By the time Young started to look more comfortable late in 2024, guess who was standing there as his first option? Thielen. That overlap isn’t a coincidence. For a young QB, knowing your first read won’t betray you is about as valuable as anything in the league.

The Trade Back Home: Picks, Pay Cuts, and Perspective

Trade terms were straightforward enough: Minnesota received Thielen, a conditional 2026 seventh-rounder, and a 2027 fifth. Carolina received a 2026 fifth and a 2027 fourth. That’s solid business for a 35-year-old wideout who still projects as a helpful starter in the right role.

The contract math is the more telling part. The Panthers had bumped his 2025 money earlier in the offseason, but when negotiations got serious, there was no appetite in Carolina to eat some of his salary. If this was going to happen, Thielen needed to meet Minnesota in the middle. He did — with a pay cut and the removal of some incentives to make the cap fit. Front offices notice that. Locker rooms do, too.

And then there’s the human piece. Panthers GM Dan Morgan acknowledged what everyone around the league understood: Thielen wanted to go home. 

It was something that he was really convicted about. He wanted to go and finish his career there. Obviously he's from there, he has a house there, he has young kids. There's a human side to it, too.

Why the Vikings Couldn’t Pass This Up

Aug 10, 2024; Minneapolis, Minnesota, USA; Minnesota Vikings quarterback J.J. McCarthy (9) warms up before the game against the Las Vegas Raiders at U.S. Bank Stadium.
Credit: Jeffrey Becker-Imagn Images

Let’s start with the obvious: the Vikings needed another able-body in the room. Addison’s three-game suspension leaves a September hole opposite Justin Jefferson. And the quarterback is in his first year — talented, confident, but still learning how NFL windows open and close. On third-and-medium, the difference between punting and points is often a receiver who can win the leverage game in under two seconds.

And let’s be clear: he’s not being asked to be 2018 Thielen. Minnesota doesn’t need him to carry 130 targets across 17 games. They need him to win in the margins now, then slide into a high-leverage role once Addison returns.

Carolina’s Logic: The Present vs. the Plan

Let’s give the Panthers their due here. Trading Thielen costs Bryce Young a trusted outlet. That matters. But if you’re building for two years from now, this is a defensible move. The depth chart needs reps for the kids: 2025 first-rounder Tetairoa McMillan, 2024 first-rounder Xavier Legette, second-year Jalen Coker, and late-round juice with Jimmy Horn Jr. Those players don’t grow without routes that mean something on Sundays.

Add the draft capital and the human factor, and the Panthers felt like this was the only right move.

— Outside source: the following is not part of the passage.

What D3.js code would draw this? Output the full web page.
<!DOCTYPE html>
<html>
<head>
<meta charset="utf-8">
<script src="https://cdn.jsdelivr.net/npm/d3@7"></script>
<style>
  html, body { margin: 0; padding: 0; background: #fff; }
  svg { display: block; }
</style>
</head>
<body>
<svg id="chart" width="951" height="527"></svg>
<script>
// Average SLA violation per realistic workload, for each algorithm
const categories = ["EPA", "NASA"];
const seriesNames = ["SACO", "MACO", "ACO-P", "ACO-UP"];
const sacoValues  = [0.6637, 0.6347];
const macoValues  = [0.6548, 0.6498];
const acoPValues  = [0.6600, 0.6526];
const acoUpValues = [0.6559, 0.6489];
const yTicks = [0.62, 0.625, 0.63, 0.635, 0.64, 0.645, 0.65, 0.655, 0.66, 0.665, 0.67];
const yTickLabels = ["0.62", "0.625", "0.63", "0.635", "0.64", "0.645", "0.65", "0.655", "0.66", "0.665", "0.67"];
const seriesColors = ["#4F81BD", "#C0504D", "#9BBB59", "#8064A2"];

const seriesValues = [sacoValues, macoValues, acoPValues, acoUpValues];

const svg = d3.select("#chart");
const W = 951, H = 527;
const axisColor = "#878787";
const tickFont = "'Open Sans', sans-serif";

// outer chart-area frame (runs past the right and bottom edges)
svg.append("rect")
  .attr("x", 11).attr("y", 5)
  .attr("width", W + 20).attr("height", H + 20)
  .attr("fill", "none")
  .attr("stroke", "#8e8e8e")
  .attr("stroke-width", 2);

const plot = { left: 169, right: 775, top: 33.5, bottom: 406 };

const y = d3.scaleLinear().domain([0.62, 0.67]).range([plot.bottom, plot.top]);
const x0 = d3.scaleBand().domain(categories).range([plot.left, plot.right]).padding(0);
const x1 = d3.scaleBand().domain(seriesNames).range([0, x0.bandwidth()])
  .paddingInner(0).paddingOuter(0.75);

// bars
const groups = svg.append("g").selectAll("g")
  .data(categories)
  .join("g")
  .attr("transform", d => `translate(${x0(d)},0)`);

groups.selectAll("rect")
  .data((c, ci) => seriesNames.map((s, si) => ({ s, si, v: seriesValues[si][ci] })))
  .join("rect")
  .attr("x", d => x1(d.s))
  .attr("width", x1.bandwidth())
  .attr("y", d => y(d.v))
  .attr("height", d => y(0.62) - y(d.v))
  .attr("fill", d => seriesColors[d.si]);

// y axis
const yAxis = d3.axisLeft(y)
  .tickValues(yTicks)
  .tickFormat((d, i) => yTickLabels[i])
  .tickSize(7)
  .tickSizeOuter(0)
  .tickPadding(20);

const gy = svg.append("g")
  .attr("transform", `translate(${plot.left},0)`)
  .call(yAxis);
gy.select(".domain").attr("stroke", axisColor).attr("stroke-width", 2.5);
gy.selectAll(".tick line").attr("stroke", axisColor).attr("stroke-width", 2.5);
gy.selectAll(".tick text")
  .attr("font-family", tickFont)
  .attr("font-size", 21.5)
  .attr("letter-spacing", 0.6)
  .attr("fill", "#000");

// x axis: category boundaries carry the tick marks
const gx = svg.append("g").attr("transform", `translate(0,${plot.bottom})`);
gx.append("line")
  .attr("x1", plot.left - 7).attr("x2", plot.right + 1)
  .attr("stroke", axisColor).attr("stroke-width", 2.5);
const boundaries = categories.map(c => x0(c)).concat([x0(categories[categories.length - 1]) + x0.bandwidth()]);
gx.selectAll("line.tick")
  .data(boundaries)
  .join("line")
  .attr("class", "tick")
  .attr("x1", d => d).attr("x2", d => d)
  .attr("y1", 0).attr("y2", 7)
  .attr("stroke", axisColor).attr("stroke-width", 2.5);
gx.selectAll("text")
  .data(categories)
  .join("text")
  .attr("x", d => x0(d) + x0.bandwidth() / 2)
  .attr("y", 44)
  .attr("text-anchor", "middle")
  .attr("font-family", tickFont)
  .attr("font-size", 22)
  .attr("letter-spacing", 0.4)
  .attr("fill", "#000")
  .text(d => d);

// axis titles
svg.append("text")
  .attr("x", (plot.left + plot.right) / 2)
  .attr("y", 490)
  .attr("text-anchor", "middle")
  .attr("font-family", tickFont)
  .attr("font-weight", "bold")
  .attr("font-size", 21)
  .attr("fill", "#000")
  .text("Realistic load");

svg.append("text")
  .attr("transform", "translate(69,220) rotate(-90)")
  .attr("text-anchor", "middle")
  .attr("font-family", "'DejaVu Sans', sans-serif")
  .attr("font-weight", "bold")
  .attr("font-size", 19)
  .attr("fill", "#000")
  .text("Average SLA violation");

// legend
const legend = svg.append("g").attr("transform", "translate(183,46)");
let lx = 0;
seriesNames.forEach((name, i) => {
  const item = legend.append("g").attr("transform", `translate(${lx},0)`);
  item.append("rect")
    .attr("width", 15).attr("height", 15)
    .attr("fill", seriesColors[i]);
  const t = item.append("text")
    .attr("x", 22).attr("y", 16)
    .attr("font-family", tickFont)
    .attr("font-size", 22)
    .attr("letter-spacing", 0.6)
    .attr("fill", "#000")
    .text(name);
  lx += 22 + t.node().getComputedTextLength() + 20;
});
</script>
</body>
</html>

There’s risk, sure. Young will feel the absence on third down early in the year, and someone will have to become the default timing throw. But if Legette’s stride length becomes a real vertical threat and McMillan adapts quickly to NFL physicality, Carolina can have a receiver room that’s on the same timeline as its quarterback. That’s a coherent plan, even if it hurts some in September.

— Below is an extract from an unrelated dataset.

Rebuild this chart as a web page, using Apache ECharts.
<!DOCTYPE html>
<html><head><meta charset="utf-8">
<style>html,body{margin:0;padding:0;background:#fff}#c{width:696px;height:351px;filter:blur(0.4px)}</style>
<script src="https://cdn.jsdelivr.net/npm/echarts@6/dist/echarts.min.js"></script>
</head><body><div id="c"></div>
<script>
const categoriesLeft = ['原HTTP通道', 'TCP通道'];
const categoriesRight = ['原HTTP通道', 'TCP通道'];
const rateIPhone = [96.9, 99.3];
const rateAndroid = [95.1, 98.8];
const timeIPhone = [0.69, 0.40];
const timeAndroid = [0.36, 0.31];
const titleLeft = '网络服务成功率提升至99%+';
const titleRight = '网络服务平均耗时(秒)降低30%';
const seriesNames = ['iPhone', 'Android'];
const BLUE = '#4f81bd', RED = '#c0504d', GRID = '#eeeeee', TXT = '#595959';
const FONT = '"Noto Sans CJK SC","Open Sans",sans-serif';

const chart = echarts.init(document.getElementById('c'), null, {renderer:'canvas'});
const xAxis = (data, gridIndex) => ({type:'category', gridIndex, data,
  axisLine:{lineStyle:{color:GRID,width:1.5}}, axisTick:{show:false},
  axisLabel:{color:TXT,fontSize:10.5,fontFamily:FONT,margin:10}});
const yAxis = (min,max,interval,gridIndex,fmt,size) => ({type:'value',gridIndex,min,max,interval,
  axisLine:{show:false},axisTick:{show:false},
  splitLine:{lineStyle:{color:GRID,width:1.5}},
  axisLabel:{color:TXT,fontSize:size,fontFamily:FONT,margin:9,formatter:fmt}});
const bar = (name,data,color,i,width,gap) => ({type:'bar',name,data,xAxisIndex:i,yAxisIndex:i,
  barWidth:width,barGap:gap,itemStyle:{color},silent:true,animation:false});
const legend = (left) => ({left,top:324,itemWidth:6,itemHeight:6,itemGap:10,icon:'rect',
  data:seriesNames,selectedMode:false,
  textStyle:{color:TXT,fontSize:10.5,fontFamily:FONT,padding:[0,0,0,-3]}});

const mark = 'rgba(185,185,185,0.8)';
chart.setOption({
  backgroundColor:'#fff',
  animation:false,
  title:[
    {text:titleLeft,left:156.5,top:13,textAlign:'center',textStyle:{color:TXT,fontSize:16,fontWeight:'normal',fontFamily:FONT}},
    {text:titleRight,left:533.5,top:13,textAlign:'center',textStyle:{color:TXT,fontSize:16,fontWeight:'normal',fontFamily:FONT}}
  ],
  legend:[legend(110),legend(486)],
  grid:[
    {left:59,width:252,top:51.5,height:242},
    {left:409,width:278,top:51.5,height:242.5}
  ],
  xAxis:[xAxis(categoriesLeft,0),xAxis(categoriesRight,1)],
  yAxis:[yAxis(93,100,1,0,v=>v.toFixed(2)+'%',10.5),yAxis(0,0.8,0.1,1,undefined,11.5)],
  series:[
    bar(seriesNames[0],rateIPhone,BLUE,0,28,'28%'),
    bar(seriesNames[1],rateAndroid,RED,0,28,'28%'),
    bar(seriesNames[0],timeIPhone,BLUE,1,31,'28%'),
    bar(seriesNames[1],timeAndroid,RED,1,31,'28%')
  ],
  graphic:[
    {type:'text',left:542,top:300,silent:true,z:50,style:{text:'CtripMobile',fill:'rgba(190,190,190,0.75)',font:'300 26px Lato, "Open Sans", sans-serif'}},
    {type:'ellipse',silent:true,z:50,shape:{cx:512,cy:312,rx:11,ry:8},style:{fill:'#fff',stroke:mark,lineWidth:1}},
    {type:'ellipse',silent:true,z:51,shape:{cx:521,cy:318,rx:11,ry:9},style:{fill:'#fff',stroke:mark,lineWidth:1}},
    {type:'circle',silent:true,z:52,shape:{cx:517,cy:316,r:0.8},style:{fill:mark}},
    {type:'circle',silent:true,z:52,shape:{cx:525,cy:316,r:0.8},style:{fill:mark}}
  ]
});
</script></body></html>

Not a Fairytale, Just Good Football

Sep 22, 2019; Minneapolis, MN, USA; Minnesota Vikings wide receiver Adam Thielen (19) celebrates his touchdown in the second quarter against Oakland Raiders at U.S. Bank Stadium.
Credit: Brad Rempel-Imagn Images

The Vikings didn’t bring back Adam Thielen to relive 2018. They brought him back because precision and trust travel, because September wins count the same as December wins, and because adding a receiver who speaks the quarterback’s language is the quietest way to raise an offense’s floor.

Carolina gets picks and a clearer developmental runway. Minnesota gets a veteran who can keep the down and distance friendly while the young signal-caller learns the speed of Sundays.

It’s not flashy. It’s not romantic for romance’s sake. It’s just good football — and sometimes, when the scheme and the storylines line up, good football comes with goosebumps.